Scan the following material for the string "this" and copy each line in which it appears.

INFORMATION SUPPLIED:
»»
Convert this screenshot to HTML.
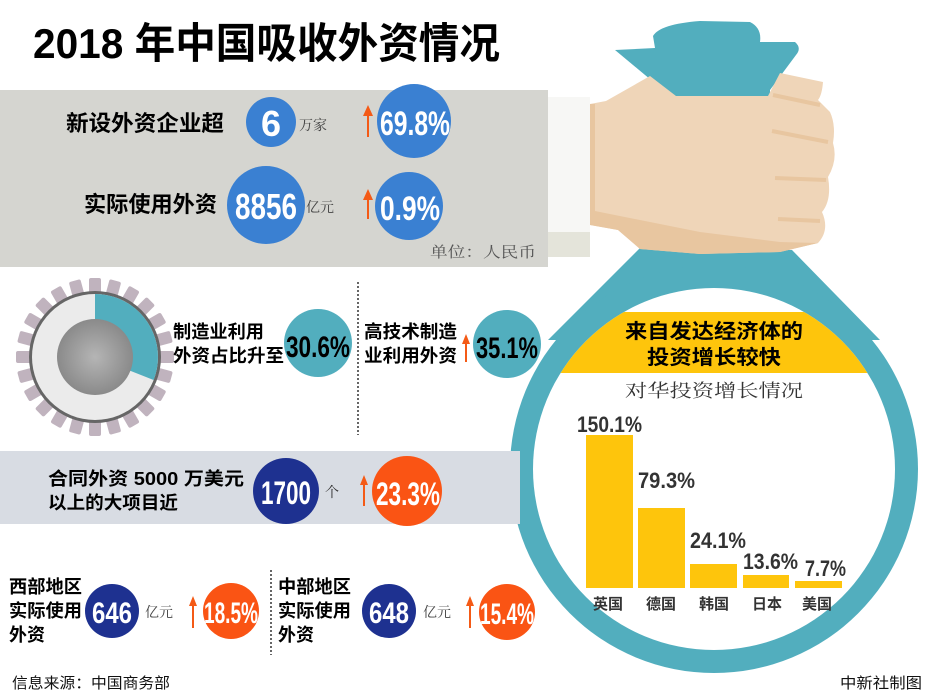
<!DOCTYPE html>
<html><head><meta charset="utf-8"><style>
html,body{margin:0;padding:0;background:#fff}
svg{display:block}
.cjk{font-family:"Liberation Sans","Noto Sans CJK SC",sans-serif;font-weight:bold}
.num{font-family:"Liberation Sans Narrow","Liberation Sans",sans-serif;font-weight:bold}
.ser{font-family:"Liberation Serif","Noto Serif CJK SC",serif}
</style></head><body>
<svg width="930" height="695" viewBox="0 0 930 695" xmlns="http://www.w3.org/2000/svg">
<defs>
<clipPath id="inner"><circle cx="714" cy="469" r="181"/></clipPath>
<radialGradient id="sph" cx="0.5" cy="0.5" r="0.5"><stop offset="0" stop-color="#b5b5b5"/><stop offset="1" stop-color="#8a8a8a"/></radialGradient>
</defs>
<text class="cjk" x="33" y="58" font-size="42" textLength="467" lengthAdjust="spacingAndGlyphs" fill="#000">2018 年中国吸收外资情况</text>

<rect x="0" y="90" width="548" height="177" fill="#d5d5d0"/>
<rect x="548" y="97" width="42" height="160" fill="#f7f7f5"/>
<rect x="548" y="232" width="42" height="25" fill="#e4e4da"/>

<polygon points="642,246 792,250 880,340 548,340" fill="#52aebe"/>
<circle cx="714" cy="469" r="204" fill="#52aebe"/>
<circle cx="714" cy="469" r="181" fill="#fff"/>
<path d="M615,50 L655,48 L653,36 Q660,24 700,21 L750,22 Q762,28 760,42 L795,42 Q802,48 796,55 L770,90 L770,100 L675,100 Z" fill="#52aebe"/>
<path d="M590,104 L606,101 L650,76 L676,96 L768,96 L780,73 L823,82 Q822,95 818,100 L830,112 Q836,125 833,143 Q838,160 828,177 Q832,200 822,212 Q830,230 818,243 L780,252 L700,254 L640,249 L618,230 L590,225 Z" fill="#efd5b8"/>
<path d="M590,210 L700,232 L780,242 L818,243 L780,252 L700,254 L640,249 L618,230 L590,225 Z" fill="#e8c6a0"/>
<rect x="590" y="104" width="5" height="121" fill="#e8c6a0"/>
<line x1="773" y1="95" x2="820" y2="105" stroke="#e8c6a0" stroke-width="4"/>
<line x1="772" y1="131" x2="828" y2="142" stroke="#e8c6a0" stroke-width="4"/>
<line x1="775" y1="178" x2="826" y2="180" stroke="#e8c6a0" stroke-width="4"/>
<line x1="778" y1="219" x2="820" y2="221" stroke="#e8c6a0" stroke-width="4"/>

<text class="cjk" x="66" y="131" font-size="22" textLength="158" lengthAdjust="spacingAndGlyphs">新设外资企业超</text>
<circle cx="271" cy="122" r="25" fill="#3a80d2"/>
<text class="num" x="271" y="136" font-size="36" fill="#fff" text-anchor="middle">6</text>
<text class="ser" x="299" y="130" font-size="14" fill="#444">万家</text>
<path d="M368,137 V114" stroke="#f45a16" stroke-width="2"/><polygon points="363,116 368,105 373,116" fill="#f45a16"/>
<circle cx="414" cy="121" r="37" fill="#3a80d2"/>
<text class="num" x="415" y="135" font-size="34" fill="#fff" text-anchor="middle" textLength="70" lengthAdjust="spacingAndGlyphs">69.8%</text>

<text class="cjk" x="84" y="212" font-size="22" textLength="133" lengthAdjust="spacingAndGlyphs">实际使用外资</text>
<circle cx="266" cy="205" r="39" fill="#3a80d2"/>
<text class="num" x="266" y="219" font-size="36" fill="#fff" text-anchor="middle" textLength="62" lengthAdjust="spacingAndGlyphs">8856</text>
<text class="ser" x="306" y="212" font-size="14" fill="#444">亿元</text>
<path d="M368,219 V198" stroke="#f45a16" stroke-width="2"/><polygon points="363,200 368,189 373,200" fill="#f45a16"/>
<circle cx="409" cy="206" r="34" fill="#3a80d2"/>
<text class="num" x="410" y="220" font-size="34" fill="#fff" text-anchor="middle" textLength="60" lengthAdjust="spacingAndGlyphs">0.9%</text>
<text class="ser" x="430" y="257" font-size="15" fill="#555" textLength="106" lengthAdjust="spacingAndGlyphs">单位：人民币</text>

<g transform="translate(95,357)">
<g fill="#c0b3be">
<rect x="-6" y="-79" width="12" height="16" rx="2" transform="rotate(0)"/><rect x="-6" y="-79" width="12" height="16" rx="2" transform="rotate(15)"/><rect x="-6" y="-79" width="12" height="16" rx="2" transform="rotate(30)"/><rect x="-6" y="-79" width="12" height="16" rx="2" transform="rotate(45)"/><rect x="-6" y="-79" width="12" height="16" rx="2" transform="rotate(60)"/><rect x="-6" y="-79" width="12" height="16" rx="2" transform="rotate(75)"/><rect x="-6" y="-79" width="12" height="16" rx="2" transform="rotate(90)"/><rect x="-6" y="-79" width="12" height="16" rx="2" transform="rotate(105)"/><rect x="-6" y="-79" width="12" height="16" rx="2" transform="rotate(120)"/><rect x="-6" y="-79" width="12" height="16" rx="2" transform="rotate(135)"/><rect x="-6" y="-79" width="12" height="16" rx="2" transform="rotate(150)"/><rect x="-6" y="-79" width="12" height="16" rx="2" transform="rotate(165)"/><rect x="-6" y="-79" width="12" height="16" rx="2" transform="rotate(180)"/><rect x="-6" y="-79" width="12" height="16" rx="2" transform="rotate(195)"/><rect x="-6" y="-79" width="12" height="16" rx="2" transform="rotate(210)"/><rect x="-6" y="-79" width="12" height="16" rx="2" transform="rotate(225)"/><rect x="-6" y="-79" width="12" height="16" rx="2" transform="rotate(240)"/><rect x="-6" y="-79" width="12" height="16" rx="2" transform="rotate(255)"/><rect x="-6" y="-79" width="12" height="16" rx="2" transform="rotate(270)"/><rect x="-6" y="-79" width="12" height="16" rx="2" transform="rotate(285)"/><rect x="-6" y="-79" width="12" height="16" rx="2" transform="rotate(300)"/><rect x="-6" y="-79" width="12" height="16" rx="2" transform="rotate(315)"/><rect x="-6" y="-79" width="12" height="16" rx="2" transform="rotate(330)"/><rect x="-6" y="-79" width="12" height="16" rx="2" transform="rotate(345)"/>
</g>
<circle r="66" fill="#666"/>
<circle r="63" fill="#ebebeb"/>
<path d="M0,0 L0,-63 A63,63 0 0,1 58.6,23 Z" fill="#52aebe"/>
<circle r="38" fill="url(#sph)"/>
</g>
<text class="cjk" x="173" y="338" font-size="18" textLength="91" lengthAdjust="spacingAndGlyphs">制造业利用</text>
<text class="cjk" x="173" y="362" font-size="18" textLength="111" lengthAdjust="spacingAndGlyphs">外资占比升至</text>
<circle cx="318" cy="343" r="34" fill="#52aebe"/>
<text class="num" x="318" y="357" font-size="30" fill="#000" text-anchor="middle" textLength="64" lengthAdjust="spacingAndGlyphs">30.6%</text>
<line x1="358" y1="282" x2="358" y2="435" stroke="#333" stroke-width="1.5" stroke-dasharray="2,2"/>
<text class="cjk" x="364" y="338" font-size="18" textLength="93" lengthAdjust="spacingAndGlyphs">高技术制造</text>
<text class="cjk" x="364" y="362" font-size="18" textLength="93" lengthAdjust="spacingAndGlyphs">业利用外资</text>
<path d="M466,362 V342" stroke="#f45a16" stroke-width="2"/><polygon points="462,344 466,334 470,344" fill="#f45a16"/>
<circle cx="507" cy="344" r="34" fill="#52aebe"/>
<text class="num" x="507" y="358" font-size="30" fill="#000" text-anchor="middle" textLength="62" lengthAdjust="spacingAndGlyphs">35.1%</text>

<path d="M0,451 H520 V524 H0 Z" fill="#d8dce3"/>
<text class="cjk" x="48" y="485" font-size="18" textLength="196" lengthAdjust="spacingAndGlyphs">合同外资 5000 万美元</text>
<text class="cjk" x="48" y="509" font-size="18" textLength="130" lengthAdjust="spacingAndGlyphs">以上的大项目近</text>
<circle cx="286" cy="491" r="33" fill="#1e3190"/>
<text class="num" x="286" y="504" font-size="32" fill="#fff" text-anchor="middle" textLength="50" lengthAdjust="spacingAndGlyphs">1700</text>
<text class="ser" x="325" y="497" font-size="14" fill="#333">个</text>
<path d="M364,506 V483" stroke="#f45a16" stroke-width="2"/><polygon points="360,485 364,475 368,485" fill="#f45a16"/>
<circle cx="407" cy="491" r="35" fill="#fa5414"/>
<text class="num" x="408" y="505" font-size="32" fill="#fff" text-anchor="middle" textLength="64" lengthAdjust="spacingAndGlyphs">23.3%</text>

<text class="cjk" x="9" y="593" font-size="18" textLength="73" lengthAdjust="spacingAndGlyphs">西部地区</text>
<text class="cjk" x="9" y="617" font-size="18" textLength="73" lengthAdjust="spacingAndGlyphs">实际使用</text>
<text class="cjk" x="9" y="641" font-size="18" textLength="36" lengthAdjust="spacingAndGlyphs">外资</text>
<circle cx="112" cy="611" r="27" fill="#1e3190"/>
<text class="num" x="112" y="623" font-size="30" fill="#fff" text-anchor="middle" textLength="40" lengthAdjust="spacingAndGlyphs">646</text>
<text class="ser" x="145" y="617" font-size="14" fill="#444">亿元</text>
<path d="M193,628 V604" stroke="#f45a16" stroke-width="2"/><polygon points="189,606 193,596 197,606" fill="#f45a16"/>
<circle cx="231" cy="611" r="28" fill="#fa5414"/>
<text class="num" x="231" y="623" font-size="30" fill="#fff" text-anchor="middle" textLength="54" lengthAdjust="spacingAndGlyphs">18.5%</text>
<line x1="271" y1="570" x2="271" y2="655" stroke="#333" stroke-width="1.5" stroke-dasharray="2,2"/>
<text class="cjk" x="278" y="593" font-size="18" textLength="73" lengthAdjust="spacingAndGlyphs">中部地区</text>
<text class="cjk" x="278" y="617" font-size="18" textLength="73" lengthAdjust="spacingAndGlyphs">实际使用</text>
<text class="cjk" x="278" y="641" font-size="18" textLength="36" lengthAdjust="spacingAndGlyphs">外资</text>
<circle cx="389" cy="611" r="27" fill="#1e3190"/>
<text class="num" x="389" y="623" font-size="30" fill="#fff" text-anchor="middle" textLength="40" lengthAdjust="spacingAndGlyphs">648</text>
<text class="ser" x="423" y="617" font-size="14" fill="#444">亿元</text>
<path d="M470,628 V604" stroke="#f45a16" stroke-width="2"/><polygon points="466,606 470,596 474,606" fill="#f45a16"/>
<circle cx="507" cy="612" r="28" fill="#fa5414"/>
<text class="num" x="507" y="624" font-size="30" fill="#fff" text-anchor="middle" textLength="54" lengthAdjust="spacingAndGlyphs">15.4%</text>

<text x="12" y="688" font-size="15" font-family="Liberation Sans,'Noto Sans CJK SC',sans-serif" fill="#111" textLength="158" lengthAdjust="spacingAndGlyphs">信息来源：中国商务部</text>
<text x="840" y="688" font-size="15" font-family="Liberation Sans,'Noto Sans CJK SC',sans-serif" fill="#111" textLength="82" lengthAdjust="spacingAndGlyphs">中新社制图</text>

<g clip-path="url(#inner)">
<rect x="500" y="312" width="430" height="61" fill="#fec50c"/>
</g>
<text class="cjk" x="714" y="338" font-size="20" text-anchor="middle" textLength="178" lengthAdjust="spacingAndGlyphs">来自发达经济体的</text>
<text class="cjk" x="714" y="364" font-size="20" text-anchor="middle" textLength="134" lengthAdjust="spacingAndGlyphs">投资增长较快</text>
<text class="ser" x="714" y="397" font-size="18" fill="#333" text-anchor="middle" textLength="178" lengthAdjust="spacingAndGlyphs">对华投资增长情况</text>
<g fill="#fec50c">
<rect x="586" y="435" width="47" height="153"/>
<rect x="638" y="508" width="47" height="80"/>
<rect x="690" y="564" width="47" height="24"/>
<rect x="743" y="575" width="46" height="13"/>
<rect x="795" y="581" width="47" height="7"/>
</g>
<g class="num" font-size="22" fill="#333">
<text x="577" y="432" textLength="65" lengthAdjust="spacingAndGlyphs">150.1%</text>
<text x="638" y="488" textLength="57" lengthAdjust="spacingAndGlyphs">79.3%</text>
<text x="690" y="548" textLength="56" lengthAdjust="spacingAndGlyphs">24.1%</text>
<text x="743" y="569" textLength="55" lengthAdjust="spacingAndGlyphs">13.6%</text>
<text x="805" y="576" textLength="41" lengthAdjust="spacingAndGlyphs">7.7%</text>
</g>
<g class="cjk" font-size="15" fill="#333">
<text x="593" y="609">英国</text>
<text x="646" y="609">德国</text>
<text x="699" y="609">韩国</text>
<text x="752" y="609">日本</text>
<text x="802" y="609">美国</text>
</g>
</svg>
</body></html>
««
»»
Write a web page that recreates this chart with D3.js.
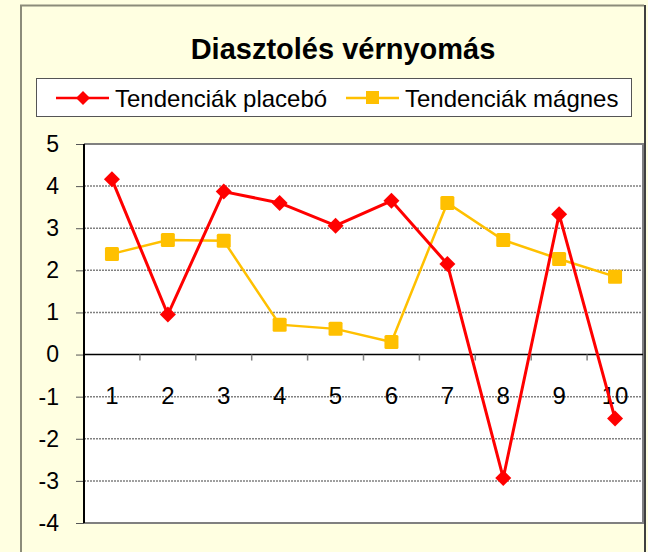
««
PROBLEM SOLUTION:
Convert this screenshot to HTML.
Write a web page that recreates this chart with D3.js.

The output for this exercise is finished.